Filed Date: 11/20/2003
Status: Precedential
Modified Date: 11/1/2024
The collective bargaining agreement (CBA) between petitioner employer (Fairfield) and respondent labor union local provides that a party is entitled “to receive from the other party all expenses for counsel fees and court costs” incurred in a successful suit to compel compliance with an arbitration award rendered pursuant to the agreement. After the union prevailed in a federal court proceeding it brought to confirm an arbitration award against Fairfield (see Fishman v Fairfield Towers, 2001 WL 1338897, 2001 US Dist LEXIS 17759 [SD NY, Oct 31, 2001]), the union demanded arbitration pursuant to the CBA of its claim against Fairfield for the counsel fees and court costs it had incurred in the confirmation proceeding. In response, Fairfield petitioned Supreme Court to stay the arbitration pursuant to CPLR 7503. The IAS court stayed the arbitration based on its view that the CBA “does not empower the arbitrator to make such awards.” This was error. The CBA provides that “all differences arising between the parties . . . as to interpretation, application or performance of any part of this agreement” shall be resolved through arbitration, and empowers the arbitrator to “award appropriate remedies.” As the union’s claim for its counsel fees and court costs in the confirmation proceeding involves the “interpretation, application or performance of [a] part of [the CBA],” the instant dispute is arbitrable under the CBA. To the extent any ambiguity might be deemed to exist as to whether the arbitration clause covers this claim, all such ambiguities are to be resolved in favor of arbitrability (see e.g. International Union of El. Constructors, AFL-CIO v National El. Indus., Inc., 772 F2d 10, 13 [2d Cir 1985]; Matter of PricewaterhouseCoopers L.L.P. v Rutlen, 284 AD2d 200 [2001]).

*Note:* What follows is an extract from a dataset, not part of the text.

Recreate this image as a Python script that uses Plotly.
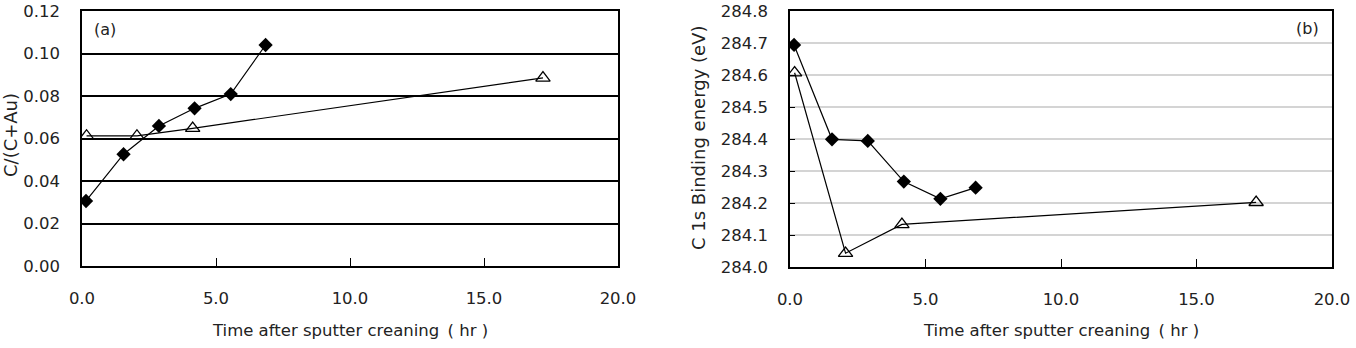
import plotly.graph_objects as go

# ---- data ----
time_dia = [0.15, 1.55, 2.87, 4.2, 5.55, 6.85]
ratio_dia = [0.0306, 0.0526, 0.0659, 0.0742, 0.0809, 0.104]
time_tri = [0.17, 2.05, 4.13, 17.2]
ratio_tri = [0.0612, 0.0612, 0.0648, 0.0885]

be_dia = [284.694, 284.399, 284.394, 284.267, 284.213, 284.248]
be_tri = [284.607, 284.043, 284.133, 284.202]

x_ticks = [0, 5, 10, 15, 20]
x_ticklabels = ["0.0", "5.0", "10.0", "15.0", "20.0"]
ya_ticks = [0, 0.02, 0.04, 0.06, 0.08, 0.10, 0.12]
ya_ticklabels = ["0.00", "0.02", "0.04", "0.06", "0.08", "0.10", "0.12"]
yb_ticks = [284.0, 284.1, 284.2, 284.3, 284.4, 284.5, 284.6, 284.7, 284.8]
yb_ticklabels = ["284.0", "284.1", "284.2", "284.3", "284.4", "284.5", "284.6", "284.7", "284.8"]

x_title = "Time after sputter creaning\u2002( hr )"
ya_title = "C/(C+Au)"
yb_title = "C 1s Binding energy (eV)"

W, H = 1356, 348
FONT = "DejaVu Sans"
TXT = "#222222"

fig = go.Figure()

line = dict(color="black", width=1.2)
dia = dict(symbol="diamond", size=11, color="black", line=dict(color="black", width=0))
tri = dict(symbol="triangle-up-open", size=12.5, color="black", line=dict(color="black", width=1.3))

fig.add_trace(go.Scatter(x=time_dia, y=ratio_dia, mode="lines+markers", line=line, marker=dia,
                         xaxis="x", yaxis="y", showlegend=False))
fig.add_trace(go.Scatter(x=time_tri, y=ratio_tri, mode="lines+markers", line=line, marker=tri,
                         xaxis="x", yaxis="y", showlegend=False))
fig.add_trace(go.Scatter(x=time_dia, y=be_dia, mode="lines+markers", line=line, marker=dia,
                         xaxis="x2", yaxis="y2", showlegend=False))
fig.add_trace(go.Scatter(x=time_tri, y=be_tri, mode="lines+markers", line=line, marker=tri,
                         xaxis="x2", yaxis="y2", showlegend=False))

def px_x(p):
    return p / W

def px_y(p):
    return 1 - p / H

tickfont = dict(family=FONT, size=16.5, color=TXT)

common_x = dict(range=[0, 20], tickvals=x_ticks, ticktext=x_ticklabels, showgrid=False,
                showline=True, linecolor="black", linewidth=1.5, mirror=True,
                ticks="inside", ticklen=8, tickcolor="black", tickwidth=1.2,
                tickfont=tickfont, ticklabelstandoff=16, ticklabeloverflow="allow",
                zeroline=False, automargin=False)

common_y = dict(showgrid=True, showline=True, linecolor="black", linewidth=1.5, mirror=True,
                ticks="inside", ticklen=5, tickcolor="black",
                tickfont=tickfont, ticklabelstandoff=17, ticklabeloverflow="allow",
                zeroline=False, automargin=False)

fig.update_layout(
    width=W, height=H,
    margin=dict(l=0, r=0, t=0, b=0, autoexpand=False),
    paper_bgcolor="white", plot_bgcolor="white",
    xaxis=dict(domain=[px_x(82), px_x(618)], anchor="y", **common_x),
    xaxis2=dict(domain=[px_x(790), px_x(1332)], anchor="y2", **common_x),
    yaxis=dict(domain=[px_y(266), px_y(11)], anchor="x", range=[0, 0.12],
               tickvals=ya_ticks, ticktext=ya_ticklabels,
               gridcolor="black", gridwidth=1.5, **common_y),
    yaxis2=dict(domain=[px_y(267), px_y(11)], anchor="x2", range=[284.0, 284.8],
                tickvals=yb_ticks, ticktext=yb_ticklabels,
                gridcolor="#d4d4d4", gridwidth=1.5, **common_y),
)

titlefont = dict(family=FONT, size=16.5, color=TXT)
ytitlefont = dict(family=FONT, size=18, color=TXT)
ann = [
    dict(text=x_title, x=(px_x(82) + px_x(618)) / 2, y=px_y(330), xref="paper", yref="paper",
         showarrow=False, font=titlefont, xanchor="center", yanchor="middle"),
    dict(text=x_title, x=(px_x(790) + px_x(1332)) / 2, y=px_y(330), xref="paper", yref="paper",
         showarrow=False, font=titlefont, xanchor="center", yanchor="middle"),
    dict(text=ya_title, x=px_x(10), y=px_y(135), xref="paper", yref="paper", textangle=-90,
         showarrow=False, font=ytitlefont, xanchor="center", yanchor="middle"),
    dict(text=yb_title, x=px_x(698), y=px_y(138), xref="paper", yref="paper", textangle=-90,
         showarrow=False, font=ytitlefont, xanchor="center", yanchor="middle"),
    dict(text="(a)", x=px_x(105), y=px_y(29), xref="paper", yref="paper",
         showarrow=False, font=dict(family=FONT, size=16, color=TXT), xanchor="center", yanchor="middle"),
    dict(text="(b)", x=px_x(1307), y=px_y(28), xref="paper", yref="paper",
         showarrow=False, font=dict(family=FONT, size=16, color=TXT), xanchor="center", yanchor="middle"),
]
fig.update_layout(annotations=ann)

fig.write_html("out.html")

Finally, we find unavailing Fairfield’s argument that the arbitration should be stayed on the ground that Fairfield had validly terminated the CBA as of a date prior to the commencement of the confirmation proceeding and the union’s subsequent demand for arbitration of its claim for counsel fees and court costs incurred in that proceeding. As the CBA contains a broad arbitration clause that does not expressly exclude disputes over termination, and the union appears to have a good faith argument that Fairfield’s purported termination of the CBA was ineffective under the applicable contractual terms, “the issue of whether the acts or conduct of the parties may have terminated . . . the [CBA] is properly for the arbitrator to decide” (31 W. 47th St. Co. v Bevona, 215 AD2d 152, 154 [1995]; see also Abram Landau Real Estate v Bevona, 123 F3d 69 [2d Cir 1997]). Even if the validity of Fairfield’s termination of the CBA were undisputed, we would not reach a different result. Given that the confirmation proceeding related to an award enforcing rights that had accrued under the CBA while it was in effect, this is an instance in which a “structural provision[ ] relating to remedies and dispute resolution [here, the CBA’s arbitration provision] . . . [would] survive [the expiration of the remainder of the CBA] in order to enforce duties arising under the contract” (Litton Fin. Print. Div. v National Labor Relations Bd., 501 US 190, 208 [1991]). Concur—Tom, J.P., Sullivan, Rosenberger, Lerner and Friedman, JJ.